You’ll also need brushes, and Smith likes using three different styles. The first is a soft-bristled brush to use strictly on your frame—like Muc-Off’s Soft Washing Brush ($14)—but a paintbrush will work, too. The second is a more aggressive, designated dirty brush for cleaning extrafilthy zones, like your tires or cranks, à la Muc-Off’s Tire and Cassette Brush ($9) or a fresh toilet-bowl-cleaning brush. Finally, a stiff-bristled chain and gear brush, like Finish Line’s Grunge ($13), is handy when scrubbing your drivetrain. You can also just grab a preloaded kit, like Park Tool’s Bike Cleaning Brush Set ($22) or Pedro’s Pro Brush Kit ($22). For soap, you can turn to specific bike-cleaning ones, like Pedro’s Green Fizz ($15), but Smith swears by Dawn dish soap ($15), which cuts through the muck and is environmentally friendly. You’ll also want a degreaser, like Muc-Off’s Bio Degreaser ($15) or Simple Green’s Bike Cleaner ($13).
Step 1: Spray your bike down with a hose. Never use a pressure washer or the ultra-intense spray on your hose. “You don’t need a powerful stream of water. You want the same force of stream that you’d use for watering plants,” Smith says. “Use a pressure washer and you could pack water into the bearings and cause them to rust.”
Step 2: Scrub the drivetrain. Smith sprays and soaks the area with a degreaser. Then he takes his drivetrain brush and scrubs the chain, chainrings, cassette, and derailleur vigorously. He dumps the brush in the bucket of water to rinse and repeats as necessary, maybe three or four times. “When it’s clean, it’ll shine like silver jewelry,” he says.
Step 3: Clean the wheels and tires. Plunge your designated dirty brush into the bucket of water with a few squeezes of soap, then polish the tires clean. “That soapy water will bubble and foam up if there’s a hole in the tire,” Smith says. “You’ll notice issues on your bike a lot easier if it’s clean. I’ll wait till I’m done cleaning, then patch or repair whatever holes I need to.”

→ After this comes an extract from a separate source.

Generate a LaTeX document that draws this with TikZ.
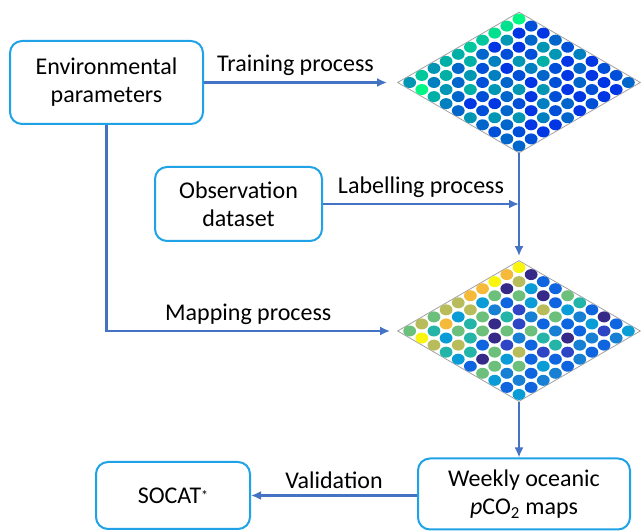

Step 4: Give the frame a bath. Use that same bucket of soapy water and the soft brush you reserved to clean any crud off the frame. “If you have pesky pieces of grit and grime, the trick isn’t more water pressure. It’s using your scrub brush to get into the nooks and crannies,” Smith says. “Treat it like you would your car.” Rinse the suds with the hose. Now that it’s clean, you’ll notice any dings or scuffs that happened to the frame during your ride. For extra credit, put a dab of rubbing alcohol on a rag to remove any shoe scuffs from the frame.
Once It’s Clean
To dry the bike, let it sit out in the sun. If you’re in a rush, use a clean towel or rag to pat it dry. Once the chain has air-dried, grab your favorite chain lube—Smith recommends Dumonde Tech’s Original Bicycle Chain Lube ($17). Get one revolution of a steady stream of lube on the chain (or you can lube the individual chain links), then let it soak in for a minute before wiping it down. “The most important thing is to wipe off the grease,” Smith says.
Things to Note It doesn’t matter what kind of bike you have—road, mountain, cruiser, or electric—they all get washed in the same general manner. There are a couple of things to remember, though. If you have any leather parts on your bike (maybe the saddle, grips, or a water-bottle holder), do your best to not get those parts wet. You can wrap them up with a rag or just avoid spraying that area with the hose. But if your bike comes with any electronic parts—like an electric battery, for example—those are typically built to get wet.